PRÉSENTATION

Autochtonies est un recueil de textes sonores « étrangement » poétiques qui interroge les résistances du français parlé confronté aux nouveaux arrivants.
« Jo soui coumanenfan. Coumcheparlpa le français bian jamais jo sor tout seul. Y a mon mari touchour y a mon mari ou y a ma fille qui parle moa. »
Laurent Colomb, dans la position du lecteur-interprète, déroule quelques-unes des formes les plus courantes de notre langue, métissées d'Asie, d'Afrique et d'Europe.
« Le silence de la parole c’est l’habitude de moi main’nant c’est compris chef la contente quand je me tus au travail… »
Antoine Denize tire partie de l'originalité orthographique des textes en créant un univers typographique animé, jouant des mots dans tous leurs sens en contrepoint de la performance vocale.

Extraits du spectacle 

 

Ce projet s’intéresse au renouvellement de notre patrimoine linguistique lié à la présence de populations étrangères. Notre langue évolue chaque jour et s’enrichie de mots neufs, de locutions héritées du regard que porte ces nouveaux habitants sur notre culture et sur leur quotidien.

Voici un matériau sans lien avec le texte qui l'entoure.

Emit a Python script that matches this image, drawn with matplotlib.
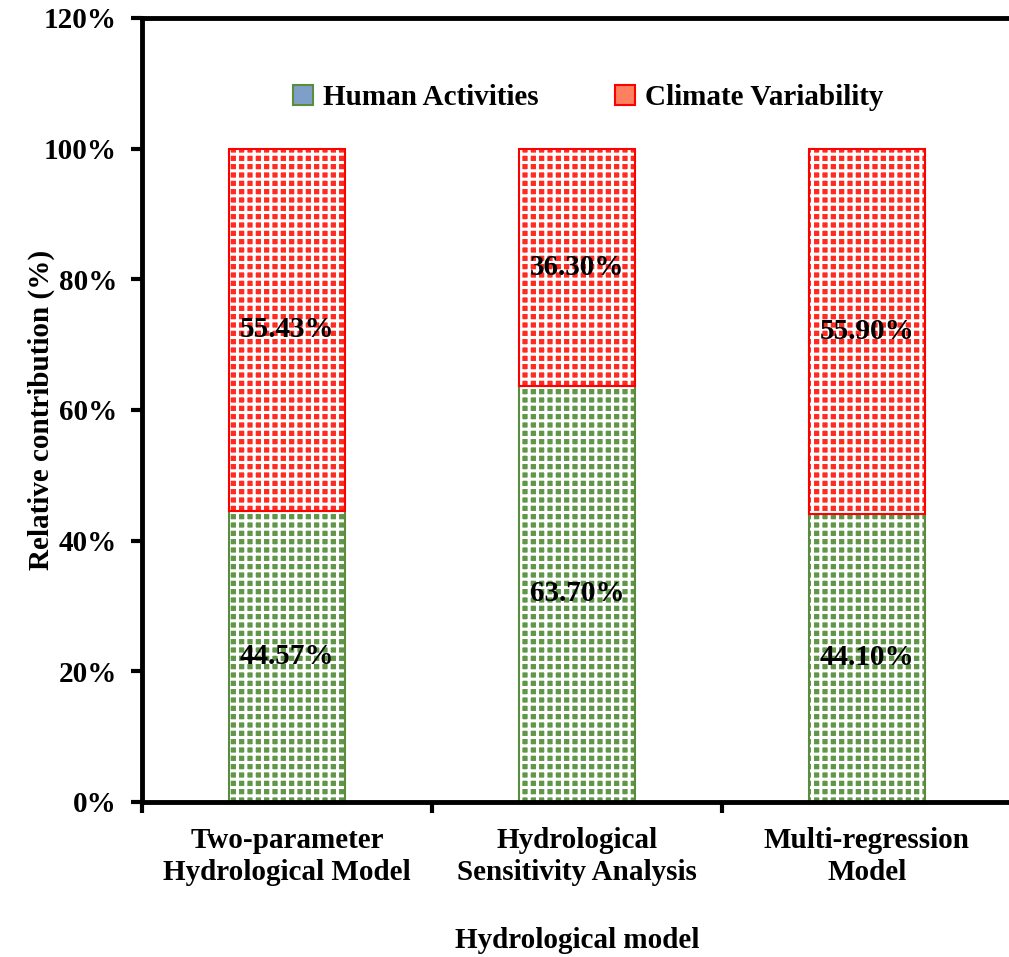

Ce français brassé, aux expressions fulgurantes ou nonchalantes, au développement parfois souterrain, traduit la façon dont ces populations s’inscrivent dans notre société où un académisme linguistique est de rigueur. Posséder les formules – s’agirait-il de vrais sortilèges ? – qui ouvrent les portes du dialogue paisible et facilite l’obtention de ce que l’on désire, différencie les êtres et spécifie trop souvent l’attention qu’on est prêt à leur accorder.

De nouvelles formes d’expressions jaillissent des difficultés à dire et à personnifier les émotions, difficultés notamment basées sur des réflexes phoniques qui paraissent immuables. En tentant de s’approprier nos si étranges silhouettes vocaliques – observez combien les lèvres sont mobilisées en français… , « l’étranger » apporte un nouveau relief à ce patrimoine, capable d’en assouplir les contours, d’en modifier les formes.

L’exil, la mémoire, l’identité, l’altérité, la langue… sont quelques-uns des thèmes abordés à travers une écriture spécifique, au plus près des courbures et des figures de l’oralité.

Histoire du projet

 

Les monologues du spectacle sont pour la plupart inspirés des conversations de Laurent Colomb avec les apprenantes de la Maison des femmes d'Asnières-sur-Seine où il a effectué une résidence de 10 mois en 2012. (avec le soutien du CR d’Île-de-France).

Antoine Denize, artiste multimédia, collabore pour la troisième fois avec Laurent Colomb (Pousse-pousse à onomatopées 2005, Bouchabouch 2010) sur une proposition du Conservatoire de Montreuil à l'occasion du Festival Rencontre Inouïe. Le 9 novembre 2013, ils créent une première version multimédia du spectacle autour d’une sélection de textes du manuscrit autour du thème de l'apprentissage linguistique.

Le texte d’Autochtonies est publié aux éditions de l'Amandier.

Descriptif 

 

Foisonnant de néologismes et d’embardées sonores, chacun des monologues lus témoigne de la façon dont les populations migrantes, et en particulier les femmes, apprivoisent notre langue turbulente.

Hybride et enrichi de marques phoniques, si tant est que la voix puisse se lire, le manuscrit se rapproche d’une partition dans son rapport à l'oralité qu'il orthographie telle quelle. C’est cette dimension visuelle, invisible pour les auditeurs des lectures traditionnelles du texte, qu’Antoine Denize a utilisé pour composer un contrepoint typographique et rythmé, projeté en arrière plan de la scène à partir d’un clavier préparé. C’est dans un véritable décor textuel que le comédien évolue, dispositif proposant aux spectateurs de jouer du regard en va et vient pour attraper au vol les mots dans tous leur sens.

25 peaux recouvrent le récitant au début du spectacle, autant de personnages qu’il révèlera par un effeuillage rythmé, constituant au fil du jeu une carte de France bigarrée et polyglotte.